IT SEEMS THE EDUCATION ESTABLISHMENT is now prepared to concede that racial preferences in college admissions are really all about discrimination for its own sake. When preferences ended in California and Texas in 1997, educators predicted (mistakenly) that minority enrollment would drop dramatically. Some resorted to rhetoric not heard since the '60s -- darkly forecasting a "resegregation" of higher education. Such reactions made clear what many had long suspected: Racial preferences are used in admissions not to ensure a heterogeneous student body but to increase minority enrollment. By revealing their true purpose educators have inadvertently strengthened the legal case against preferences.
It is unlawful to treat applicants differently by race in order to achieve a certain racial mix of students. It has been illegal for the last 20 years, since the Supreme Court's decision in University of California Regents v. Bakke. Justice Lewis Powell wrote that while it was permissible to use race as a factor to assemble an intellectually diverse student body, it was impermissible to use race to try to achieve any specific racial mix of students. This, Powell said, the Constitution "clearly forbids," for it amounts to racial discrimination.
Defenders now claim that preferences are justified because, first, minority enrollment would plummet in their absence and, second, they serve a greater social good. Increasing the number of minority students helps increase the number of minorities in the professions, i.e., the upper class. This argument, that preferences promote a social good, concedes that affirmative action has wandered far from its constitutional domain. Furthermore, it turns out that educators' predictions about the resegregation that would follow the end of racial preferences in California and Texas were wildly overblown. Minority enrollment remained constant or even increased at all but a handful of elite schools. At the flagship law and medical schools, minority enrollment did drop in the first year following the end of preferences. But, as demonstrated in the Center for Individual Rights' recent report, Racial Preferences in Higher Education, minority enrollment has since rebounded, although not to pre-1997 levels.
Indeed, it turns out that at one school after another, in California, Texas, and elsewhere, racial preferences are not necessary to ensure the presence of minority students. And still, states use them anyway. Consider the state of Washington, which has a 12 percent minority population. If the University of Washington Law School didn't use preferences, it would enjoy a 17 percent minority admissions rate. By using preferences, it doubles minority enrollment -- far more than necessary for the intellectual diversity Powell's Bakke opinion had in mind.
It matters why educators take race into account. Certain purposes are constitutional. Insisting that educators stick to narrowly drawn, permissible purposes ensures that race plays a determinate -- and generally, minor -- role in admissions. In admitting that it uses race for an unconstitutional purpose, the education establishment inadvertently has called attention to the large and unlawful role that race has come to play in deciding who gets admitted.

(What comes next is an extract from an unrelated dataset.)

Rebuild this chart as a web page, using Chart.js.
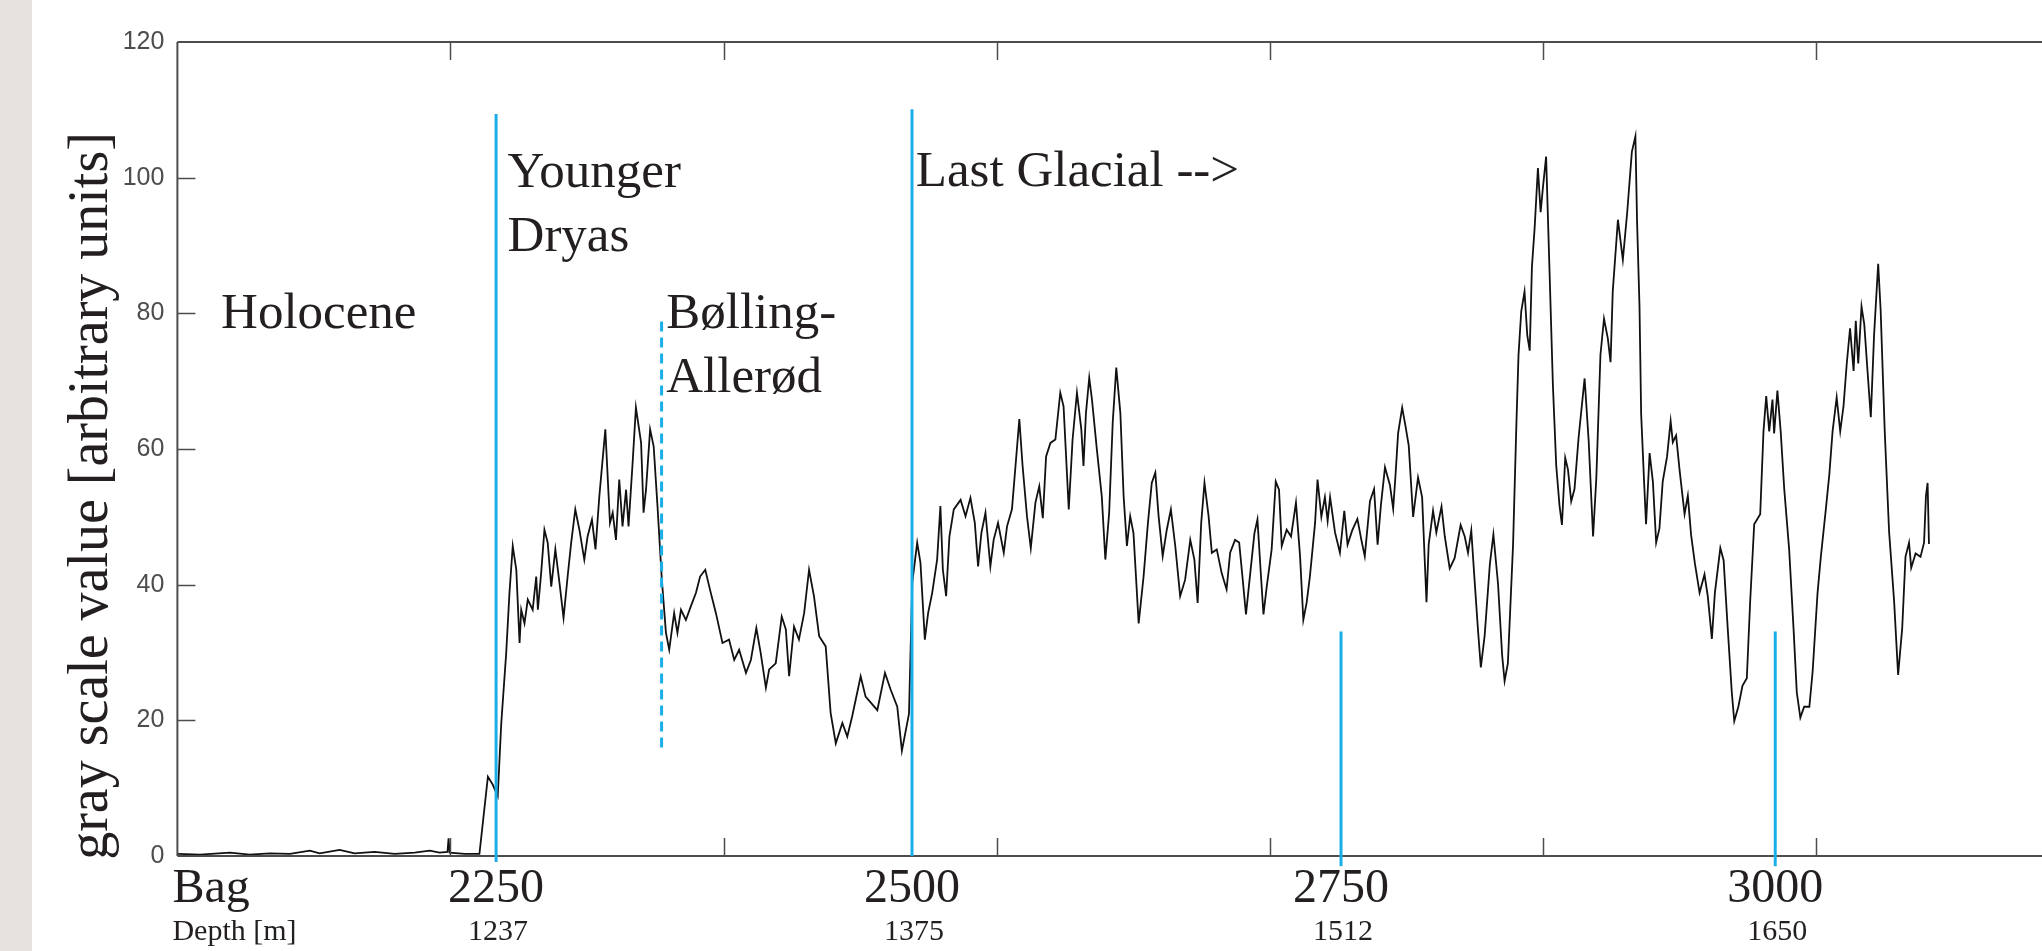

Powell's opinion imposes strict limits on the role that race can play in benefiting -- or harming -- any particular applicant. At most, he thought, race could be a "plus" factor that suggested a particular individual would make a distinctive contribution to the intellectual life of the school. But race could not be the predominant reason one applicant was preferred over another. Nor could race serve as the basis of a dual admissions system. Because of longstanding racial disparities in standardized test scores, many elite schools employ two admissions standards to avoid excluding minority applicants. Until recently, the University of Michigan used separate admission grids for minority and non-minority applicants. Now Michigan, and many other schools, simply add points to an index score -- points that very often overwhelm other factors.
Lawsuits against the University of Washington and the University of Michigan, scheduled to go to trial this year, will show just how significant a factor race has become in admissions. Fortunately, students and their parents, trustees, and college alumni no longer need to wait for the outcome of high-profile lawsuits to begin reforming college admissions. A provision of federal civil rights law permits school officials who knowingly and clearly violate existing law to be held liable in their individual capacity for the damages resulting to applicants rejected illegally on the basis of skin color. Increasingly, this threat is more than academic. Last year, for example, a federal court in Ohio held college officials, including trustees, liable in their personal capacities for an illegal racial set-aside.
The prospect of personal liability for clear violations of constitutional law may give students, parents, and trustees a great deal of leverage in forcing worth-while reforms at colleges and universities without the need for further litigation.
Terence J. Pell is senior counsel at the Center for Individual Rights, which represents plaintiffs in lawsuits opposing racial preferences.